Ma due settimane sono abbastanza per trasformare una città romantica in un simbolo di paura, in un contemporaneo hashtag di solidarietà.
Il timore di questi atti si sta propagando tramite l'informazione, raggiungendo i nostri sensi con un tocco che potrebbe indirizzare le nostre scelte verso strade differenti; perchè è un terrore che non cambia la nostra quotidianità, ma ne intacca la spensieratezza.
Con quale tranquillità partiresti ora? Diciamo per Parigi? O per Tunisi?
La paura però sa sfondare i confini, li supera arrivando laddove, fino a quel momento, non c'era che vita; non ha bisogno di evolversi in fobia, perchè l'angoscia che trascina con sè basta ad insinuarsi attraverso l'immedesimazione.
L'ho fatto. Ho guardato le persone nel campo dello Stade de France e ho provato ad immaginarmici, proprio io che allo stadio ci lavoro; poi ho spostato l'attenzione su ciò che vorrei si facesse se protagonista dello strazio fosse la mia casa. E mentre a pochi giorni da partite importanti, dall'unica tappa italiana di Madonna o dalla visita di Renzi, Torino galleggia nell'allerta, metto in atto quello che sarebbe più giusto fare: curare la paura con la bellezza.
Perchè nonostante per me Parigi sia stata davvero una piccola delusione, ha rappresentato anche una raccolta di cose straordinarie.
Ho già scritto dei
tetti.
Non dei piccoli ricordi che mi porto dietro, incorniciati in un'immagine.
Ai giardini Tuileries abbiamo incrociato una famiglia, svedese; forse danese o magari finlandese.
Una famiglia giovane comunque, il classico stereotipo scandinavo dell'immaginario italiano.
Hanno passeggiato come noi dal Louvre fino all'Arco di Trionfo: il (bel) papà spingeva il passeggino, la mamma si fermava a scattare qualche foto, mentre le due testoline illuminate di biondo camminavano distratte lungo gli Champs-Elysées.
Mi piace ipotizzare le vite di chi incrocio, e nell'involontaria passeggiata insieme ho immaginato quattro intere vite.
A Montmartre abbiamo festeggiato il compleanno del Ragazzo Economista; nonostante stessi male, quello è il giorno a cui collego i momenti migliori.
Ricordo il vento che fluiva con forza tra le colonne del Sacro Cuore, la mia paura di sporgermi per le foto e la voglia di fare indigestione di tetti; e poi Lui, che il coraggio di affacciarsi lo aveva, si faceva fare foto stupide da mandare gli amici, riuscendo a farmi ridere, rimediando un po' al mio dolore.

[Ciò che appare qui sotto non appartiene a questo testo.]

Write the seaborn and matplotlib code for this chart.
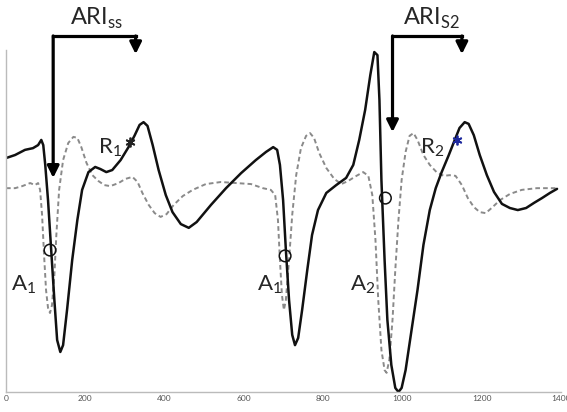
import numpy as np
import pandas as pd
import matplotlib
matplotlib.use("Agg")
import matplotlib.pyplot as plt
import seaborn as sns

# solid trace (time in ms, arbitrary velocity units)
solid_t = [0, 23, 48, 68, 81, 89, 94, 99, 106, 114, 122, 129, 137, 144, 154, 167, 180, 192,
           208, 225, 238, 253, 268, 289, 309, 324, 337, 347, 357, 370, 385, 403, 420, 441,
           461, 481, 517, 555, 593, 630, 656, 674, 684, 691, 699, 706, 714, 722, 729, 737,
           747, 760, 772, 787, 808, 833, 858, 876, 891, 906, 919, 929, 937, 942, 947, 955,
           962, 972, 982, 990, 998, 1008, 1023, 1038, 1053, 1069, 1084, 1099, 1117, 1132,
           1144, 1157, 1167, 1180, 1195, 1213, 1231, 1251, 1271, 1291, 1312, 1332, 1352,
           1372, 1390]
solid_v = [18.4, 19.3, 20.8, 21.3, 22.2, 23.7, 22.2, 16.4, 6.1, -8.5, -23.1, -34.8, -38.3,
           -36.3, -26.0, -11.4, 0.3, 9.1, 14.3, 15.8, 15.2, 14.3, 14.9, 17.8, 21.6, 24.9,
           28.1, 28.9, 27.8, 22.2, 14.9, 7.6, 2.6, -0.9, -2.0, -0.3, 4.7, 9.6, 14.0, 17.8,
           20.2, 21.6, 20.8, 16.4, 6.1, -8.5, -23.1, -33.3, -36.3, -34.2, -26.0, -14.3,
           -4.1, 3.2, 8.2, 10.5, 12.6, 16.4, 23.7, 32.5, 42.7, 49.4, 48.5, 35.4, 12.0,
           -11.4, -28.9, -42.1, -48.8, -50.0, -48.8, -43.6, -31.9, -20.2, -7.0, 3.2, 9.6,
           14.3, 19.3, 23.7, 27.2, 28.9, 28.4, 25.1, 19.3, 13.4, 8.5, 5.0, 3.8, 3.2, 3.8,
           5.3, 6.7, 8.2, 9.4]

# dashed trace
dash_t = [0, 23, 41, 61, 73, 81, 86, 91, 96, 101, 106, 111, 116, 122, 127, 134, 144, 157,
          170, 180, 190, 203, 218, 233, 248, 263, 284, 301, 319, 332, 344, 360, 375, 390,
          405, 423, 446, 471, 504, 542, 580, 618, 648, 668, 679, 686, 691, 696, 701, 706,
          714, 722, 732, 744, 757, 767, 777, 790, 808, 828, 846, 863, 884, 901, 914, 924,
          932, 939, 947, 955, 960, 967, 975, 982, 990, 998, 1008, 1018, 1028, 1038, 1053,
          1069, 1086, 1104, 1119, 1134, 1150, 1165, 1180, 1195, 1210, 1225, 1246, 1271,
          1301, 1339, 1390]
dash_v = [9.6, 9.6, 10.2, 11.1, 10.5, 11.1, 9.1, 1.8, -9.9, -20.2, -25.4, -26.9, -24.6,
          -15.8, -4.1, 9.1, 17.8, 22.8, 24.6, 24.3, 21.6, 17.0, 13.4, 11.7, 10.5, 10.2,
          11.1, 12.3, 12.9, 11.4, 8.2, 4.7, 2.3, 1.2, 2.0, 4.7, 7.3, 9.1, 10.8, 11.4, 11.1,
          10.8, 9.6, 9.1, 7.6, 0.3, -11.4, -21.6, -26.0, -23.1, -11.4, 1.8, 13.4, 21.3,
          24.9, 25.7, 24.3, 19.9, 15.5, 12.3, 10.8, 11.7, 13.2, 14.3, 13.2, 7.6, -5.6,
          -23.1, -37.7, -43.6, -44.4, -40.6, -28.9, -14.3, 0.3, 12.0, 20.2, 24.9, 25.7,
          23.7, 19.3, 16.4, 14.3, 13.2, 13.4, 13.2, 10.5, 6.7, 4.1, 2.6, 2.3, 3.8, 6.1,
          7.9, 9.1, 9.6, 9.6]

circle_t = [111, 704, 957]
circle_v = [-8.5, -10.2, 6.7]
star_t = [314, 1137]
star_v = [23.1, 23.7]
star_colors = ["#222222", "#1f2a9e"]

xticks = [0, 200, 400, 600, 800, 1000, 1200, 1400]

sns.set_style("white")
plt.rcParams["font.family"] = ["Lato", "DejaVu Sans"]
plt.rcParams["mathtext.fontset"] = "custom"
plt.rcParams["mathtext.rm"] = "Lato"

fig = plt.figure(figsize=(5.67, 4.12), dpi=100)
ax = fig.add_axes([6 / 567, 20 / 412, 555 / 567, 342 / 412])

sns.lineplot(x=dash_t, y=dash_v, ax=ax, color="#8a8a8a", linewidth=1.4,
             linestyle=(0, (2.4, 1.6)), sort=False)
sns.lineplot(x=solid_t, y=solid_v, ax=ax, color="#111111", linewidth=1.8, sort=False)

sns.scatterplot(x=circle_t, y=circle_v, ax=ax, marker="o", s=70, facecolor="none",
                edgecolor="#111111", linewidth=1.1, zorder=5)
for t, v, c in zip(star_t, star_v, star_colors):
    ax.plot(t, v, marker=(6, 2, 0), markersize=7, color=c, mew=1.3, zorder=6)

ax.set_xlim(0, 1400)
ax.set_ylim(-50, 50)
ax.set_xticks(xticks)
ax.set_xticklabels([str(x) for x in xticks])
ax.set_yticks([])
ax.tick_params(axis="x", direction="in", length=3, width=0.6, colors="#999999",
               labelsize=6, labelcolor="#555555", pad=2)
for side in ["top", "right"]:
    ax.spines[side].set_visible(False)
for side in ["left", "bottom"]:
    ax.spines[side].set_color("#bbbbbb")
    ax.spines[side].set_linewidth(1.0)

# ARI arrows
arrow_kw = dict(arrowstyle="-|>,head_length=0.7,head_width=0.35", color="black", lw=2.3,
                shrinkA=0, shrinkB=0)
for x0, x1, y_tip_long in [(119, 327, 12.6), (975, 1150, 26.0)]:
    ax.plot([x0, x1], [54.1, 54.1], color="black", lw=2.3, clip_on=False,
            solid_capstyle="projecting")
    ax.annotate("", xy=(x0, y_tip_long), xytext=(x0, 54.1), arrowprops=arrow_kw,
                annotation_clip=False)
    ax.annotate("", xy=(x1, 48.8), xytext=(x1, 54.1), arrowprops=arrow_kw,
                annotation_clip=False)

ax.text(228, 59.2, r"ARI$_{\mathregular{ss}}$", fontsize=17, ha="center", va="center",
        clip_on=False)
ax.text(1074, 59.2, r"ARI$_{\mathregular{S2}}$", fontsize=17, ha="center", va="center",
        clip_on=False)
ax.text(263, 21.5, r"R$_{\mathregular{1}}$", fontsize=16, ha="center", va="center")
ax.text(1074, 21.5, r"R$_{\mathregular{2}}$", fontsize=16, ha="center", va="center")
ax.text(44, -18.5, r"A$_{\mathregular{1}}$", fontsize=16, ha="center", va="center")
ax.text(665, -18.5, r"A$_{\mathregular{1}}$", fontsize=16, ha="center", va="center")
ax.text(900, -18.5, r"A$_{\mathregular{2}}$", fontsize=16, ha="center", va="center")

fig.savefig("out.png", dpi=100)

La sera siamo ritornati per la cena in un
dehor avvolto da altro vento; mi sentivo meglio, mi sentivo bella in un semplicissimo outfit molto parigino. Poi la pioggia, la corsa alla
Tour Eiffel per vederla
illuminata, l'attesa, le luci davanti agli occhi, noi due abbracciati sotto al suo k-way e al mio foulard nero; il suo stupore per un piccolo regalo inaspettato, un'altra corsa stretti nella ricerca del
Palais de Tokio per le
foto in una delle
vecchie photomaton sparse per Parigi, che puzzava di uova marce ma che ci ha fatto ridere come nessun altro luogo.
C'è stato anche un piccolo ritorno a Londra in Rue Cremieux (XII arrondissement): case colorate strette a braccetto in un classicissimo quartiere Parigino. Da farci un salto se sei in Gare de Lyon.
E a
Montmartre mi sono ricordata dei miei
viaggi in camper nel sud della Francia: in alcune cittadine avevo incontrato vetrine come questa, deliziose per gli occhi e per lo stomaco.
Avrei altre foto per riportare in vità la felicità che nasce nella Ville Lumiere, ma ci saranno altri post per farlo.
La bellezza di ieri, oggi è stata offuscata dalla paura.